How much do you make? Why not pay for the ring you want? |
PP Here... ? are you for real? If you are .. wow... you sound like a horrible person, and I feel sorry for your DH. |
You and your circle are focusing on the wrong things. He gave you the ring he could afford at the time, and obviously thought it was special then. Not everyone can spend $20k on a ring and not everyone should. If you want to upgrade, and you can afford it, fine, but stop complaining about your ring. Does it occur to you that it hurts his feelings when you complain? |
Why don’t you buy your ring? Isn’t it all marital money anyway? If “he” can afford it, “you” can afford it. Make it a birthday or Christmas present and call it a day. |
People! Do not feed this troll! |
Consider for a moment that this is all in your head. You are insecure about your ring, but it does not follow that the women with rings you admire are flaunting them at you or judging your ring in return. Aside from ooh-ing and ahh-ing over a ring the first time I am informed of a new engagement, I rarely give any other thought to other women's rings. The exception is when someone has made an intentionally nontraditional choice and it stands out in my mind. |
Whoa! I expected you to say he got you a cubic zirconia!

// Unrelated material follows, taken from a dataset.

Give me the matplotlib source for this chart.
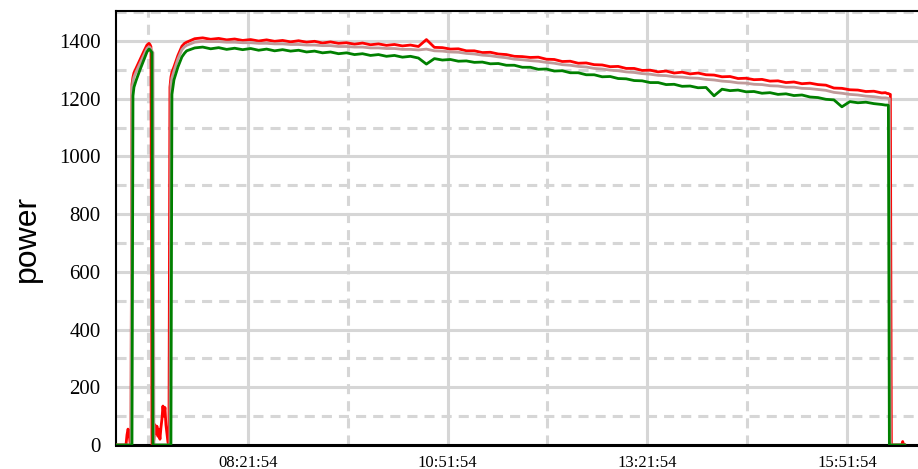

Gurrl, be happy with your $7k ring and do not waste time comparing to other people. If it bothers you that much change it yourself. But you are being so shallow and ridiculous! |
I agree this is a transparent troll but I sorta have to laugh. DH spent $8k on my ring and I thought it was the most wonderful, perfect, big, gorgeous diamond in the world. He’s a biglaw partner now and I still wear it with pride. It’s perfect. |
One of the biggest mistakes couples make and one that leads to the majority of failed marriages is not being on the same page financially. You have to make sure that your partner's decision to work or not, their financial status and their attitudes towards spending are compatible with your own. If they aren't you'll have tension throughout your marriage. The marriages that I know that are the most stable are the ones that have good financial compatibility and understanding. When we got married 20 years ago, I made over $100K, but I would never have spent $7K on an engagement ring or a wedding ring. My wife has the same values. We both preferred to spend less on a ring and put it towards other things that we valued more. It isn't that our choice is wrong, your DH's was wrong or yours is wrong, but in our case, we were compatible and had the same values. In your case, you don't have the same financial and spending values as your husband and that is a problem. |
Those rings are a waste of money. Actual value of a $5k ring is $500 (or less). Only fools are about them. |
Only a fool buys a 4 figure item without understanding the secondary market for it. I assure you I could sell my ring for more than I paid, because 1) it’s high quality 2) it has a GIA grading 3) I didn’t overpay in the first place. |
Hey, want to buy some oceanfront property in Nebraska too? |
Someone told my husband the new standard for engagement rings is 3 months of salary which back when we were dating would have been something like 15-20K. My response?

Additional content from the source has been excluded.